Among the most impactful works included in “Museum” were those that dealt with the physical space of the museum and the status of place in art. Cameron Rowland’s powerful installation D37 (2018), composed of objects purchased at police auctions and shown in the gallery’s Zollamt annex, brought the politics of space, display, and vulnerability into intense relief. Jana Euler’s MMK Triptychon (2019) deftly wove the physical idiosyncrasies of Hans Hollein’s building into her contribution while posing urgent questions about the gendering of space (urgent even within “Museum” itself, as the show’s more than two-to-one ratio of male to female artists suggests gender parity isn’t one of the possibilities the show was seeking to explore). Pamela Rosenkranz’s Sexual Power (Seven Viagra Paintings) (2018–19) also examined the dynamics of interior and exterior space, her paintings standing amid the detritus of the painterly act: buckets of pigment, gloves, and protective coverings, bringing the “messy” creative process into the white-walled chamber of contemplation.
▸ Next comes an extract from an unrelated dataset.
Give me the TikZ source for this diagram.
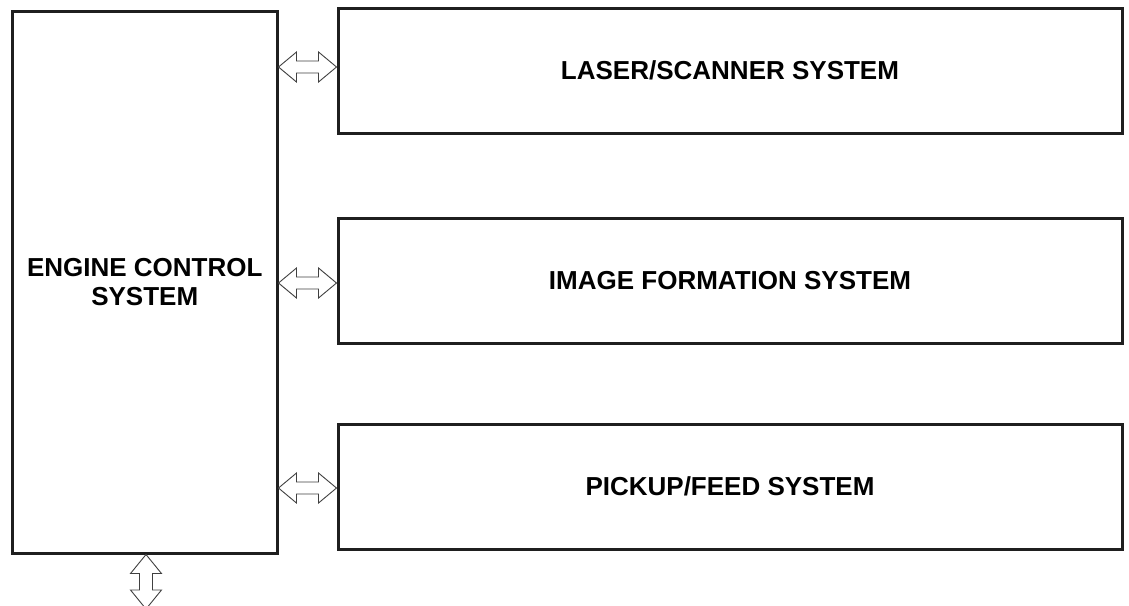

“Museum” also featured contributions from some of the usual suspects of institutional critique, the inevitable Joseph Beuys, as well as Marcel Broodthaers, the subject of one of Douglas Crimp’s — one of the great writers of institutional critique — best essays. Broodthaers’s contribution references his attempt to sell his own institutional creation, the Museum of Modern Art (Department of Eagles), at Art Cologne in 1971. In an age of extractive industry sponsorships and questionable senior staff appointments by notable museums, the work feels bleakly prescient. Several rooms in “Museum” are dedicated to the work of On Kawara, including a glass enclosure set up as a “smoking room” by the artist in collaboration with the MMK in 2002, in which a recording of Kawara’s One Million Years Past–Future (Reading)plays to visitors assembled in the purpose-built nicotine refuge. The artist’s meditations on the dynamics of time and futility — and indeed the ironies of institutionally accommodating life-threatening pastimes like smoking — highlight the painful dichotomies that define human intention in the face of time. Museums often sit on the fault lines of preservation and destruction (as A.K. Burns’s nine-channel video Survivor’s Remorse (2018) explores in relation to the life of the artist and activist David Wojnarowicz); in creating a space for objects to endure, often ways of life and people can be devalued. Though it is not necessarily the exhibition’s intention to “critically question” the institution, happily the artists included never shied away from doing so.